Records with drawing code
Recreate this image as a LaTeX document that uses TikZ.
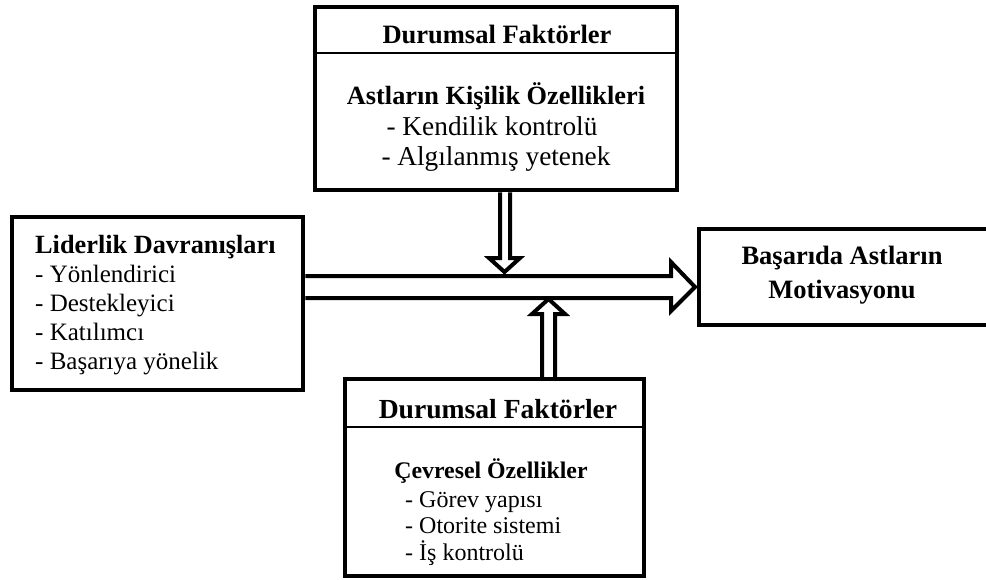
\documentclass[tikz,border=0pt]{standalone}
\usepackage{fontspec}
\setmainfont{Liberation Serif}
\usetikzlibrary{calc}
\begin{document}
\begin{tikzpicture}[x=1pt,y=-1pt,
  box/.style={draw, line width=4.5pt, inner sep=0pt, fill=white},
  blockarrow/.style={draw, line width=4pt, line join=miter, fill=white},
  sep/.style={line width=1.5pt},
  ttl/.style={font=\fontsize{26.5}{30}\selectfont\bfseries},
  ltl/.style={font=\fontsize{26.3}{30}\selectfont\bfseries},
  big/.style={font=\fontsize{27.6}{32}\selectfont\bfseries},
  sub/.style={font=\fontsize{26.3}{30}\selectfont\bfseries},
  item/.style={font=\fontsize{27.3}{31}\selectfont},
  lit/.style={font=\fontsize{25}{29}\selectfont},
  sitem/.style={font=\fontsize{24}{27}\selectfont},
  ssub/.style={font=\fontsize{23.8}{27}\selectfont\bfseries}]
\useasboundingbox (0,0) rectangle (986,579);

% boxes
\node[box, minimum width=362pt, minimum height=183pt] (top) at (496,98.5) {};
\node[box, minimum width=291pt, minimum height=173pt] (left) at (157.5,303.5) {};
\node[box, minimum width=311pt, minimum height=96pt] (right) at (854.5,277) {};
\node[box, minimum width=299pt, minimum height=197pt] (bot) at (494.5,477.5) {};

% separators
\draw[sep] (top.west |- 0,53) -- (top.east |- 0,53);
\draw[sep] (bot.west |- 0,427) -- (bot.east |- 0,427);

% top box text
\node[ttl, anchor=base] (t1) at (497,43) {Durumsal Faktörler};
\node[sub, anchor=base] (t2) at (496,104) {Astların Kişilik Özellikleri};
\node[item, anchor=base] (t3) at (492,135) {- Kendilik kontrolü};
\node[item, anchor=base] (t4) at (496,165) {- Algılanmış yetenek};

% left box text
\node[ltl, anchor=base west, inner sep=0pt] (l1) at (35,253) {Liderlik Davranışları};
\node[lit, anchor=base west, inner sep=0pt] (l2) at (35,282) {- Yönlendirici};
\node[lit, anchor=base west, inner sep=0pt] (l3) at (35,311) {- Destekleyici};
\node[lit, anchor=base west, inner sep=0pt] (l4) at (35,340) {- Katılımcı};
\node[lit, anchor=base west, inner sep=0pt] (l5) at (35,369) {- Başarıya yönelik};

% right box text
\node[ttl, anchor=base] (r1) at (842,264) {Başarıda Astların};
\node[ttl, anchor=base] (r2) at (842,298) {Motivasyonu};

% bottom box text
\node[big, anchor=base] (b1) at (498,418) {Durumsal Faktörler};
\node[ssub, anchor=base] (b2) at (491,478) {Çevresel Özellikler};
\node[sitem, anchor=base west, inner sep=0pt] (b3) at (405,507) {- Görev yapısı};
\node[sitem, anchor=base west, inner sep=0pt] (b4) at (405,533) {- Otorite sistemi};
\node[sitem, anchor=base west, inner sep=0pt] (b5) at (405,560) {- İş kontrolü};

% main arrow
\draw[blockarrow] (left.east |- 0,276) -- (671,276) -- (671,262) -- (695,287)
  -- (671,311) -- (671,298) -- (left.east |- 0,298);
% down arrow
\draw[blockarrow] (top.south -| 500,0) -- (500,258) -- (489,258) -- (504.5,272)
  -- (520,258) -- (510,258) -- (top.south -| 510,0);
% up arrow
\draw[blockarrow] (bot.north -| 542,0) -- (542,314) -- (532,314) -- (548.5,299)
  -- (565,314) -- (555,314) -- (bot.north -| 555,0);
\end{tikzpicture}
\end{document}
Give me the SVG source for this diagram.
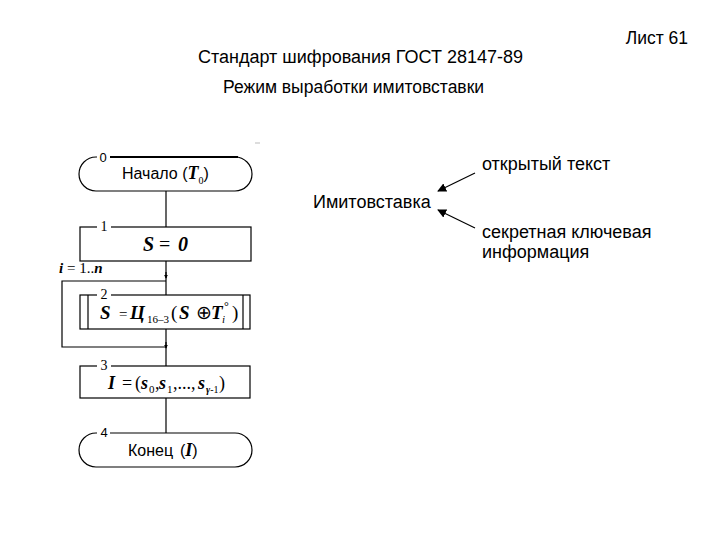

- _What you are asked to do_:
Leave images out of the retyped records; keep all else exact.

- _Reply_:
Recreate this image as a LaTeX document that uses TikZ.
\documentclass[tikz,border=0pt]{standalone}
\usepackage{fontspec}
\setmainfont{Liberation Serif}
\usetikzlibrary{calc}
\begin{document}
\begin{tikzpicture}[x=1pt,y=-1pt,
  box/.style={draw, line width=4.5pt, inner sep=0pt, fill=white},
  blockarrow/.style={draw, line width=4pt, line join=miter, fill=white},
  sep/.style={line width=1.5pt},
  ttl/.style={font=\fontsize{26.5}{30}\selectfont\bfseries},
  ltl/.style={font=\fontsize{26.3}{30}\selectfont\bfseries},
  big/.style={font=\fontsize{27.6}{32}\selectfont\bfseries},
  sub/.style={font=\fontsize{26.3}{30}\selectfont\bfseries},
  item/.style={font=\fontsize{27.3}{31}\selectfont},
  lit/.style={font=\fontsize{25}{29}\selectfont},
  sitem/.style={font=\fontsize{24}{27}\selectfont},
  ssub/.style={font=\fontsize{23.8}{27}\selectfont\bfseries}]
\useasboundingbox (0,0) rectangle (986,579);

% boxes
\node[box, minimum width=362pt, minimum height=183pt] (top) at (496,98.5) {};
\node[box, minimum width=291pt, minimum height=173pt] (left) at (157.5,303.5) {};
\node[box, minimum width=311pt, minimum height=96pt] (right) at (854.5,277) {};
\node[box, minimum width=299pt, minimum height=197pt] (bot) at (494.5,477.5) {};

% separators
\draw[sep] (top.west |- 0,53) -- (top.east |- 0,53);
\draw[sep] (bot.west |- 0,427) -- (bot.east |- 0,427);

% top box text
\node[ttl, anchor=base] (t1) at (497,43) {Durumsal Faktörler};
\node[sub, anchor=base] (t2) at (496,104) {Astların Kişilik Özellikleri};
\node[item, anchor=base] (t3) at (492,135) {- Kendilik kontrolü};
\node[item, anchor=base] (t4) at (496,165) {- Algılanmış yetenek};

% left box text
\node[ltl, anchor=base west, inner sep=0pt] (l1) at (35,253) {Liderlik Davranışları};
\node[lit, anchor=base west, inner sep=0pt] (l2) at (35,282) {- Yönlendirici};
\node[lit, anchor=base west, inner sep=0pt] (l3) at (35,311) {- Destekleyici};
\node[lit, anchor=base west, inner sep=0pt] (l4) at (35,340) {- Katılımcı};
\node[lit, anchor=base west, inner sep=0pt] (l5) at (35,369) {- Başarıya yönelik};

% right box text
\node[ttl, anchor=base] (r1) at (842,264) {Başarıda Astların};
\node[ttl, anchor=base] (r2) at (842,298) {Motivasyonu};

% bottom box text
\node[big, anchor=base] (b1) at (498,418) {Durumsal Faktörler};
\node[ssub, anchor=base] (b2) at (491,478) {Çevresel Özellikler};
\node[sitem, anchor=base west, inner sep=0pt] (b3) at (405,507) {- Görev yapısı};
\node[sitem, anchor=base west, inner sep=0pt] (b4) at (405,533) {- Otorite sistemi};
\node[sitem, anchor=base west, inner sep=0pt] (b5) at (405,560) {- İş kontrolü};

% main arrow
\draw[blockarrow] (left.east |- 0,276) -- (671,276) -- (671,262) -- (695,287)
  -- (671,311) -- (671,298) -- (left.east |- 0,298);
% down arrow
\draw[blockarrow] (top.south -| 500,0) -- (500,258) -- (489,258) -- (504.5,272)
  -- (520,258) -- (510,258) -- (top.south -| 510,0);
% up arrow
\draw[blockarrow] (bot.north -| 542,0) -- (542,314) -- (532,314) -- (548.5,299)
  -- (565,314) -- (555,314) -- (bot.north -| 555,0);
\end{tikzpicture}
\end{document}
Give me the SVG source for this diagram.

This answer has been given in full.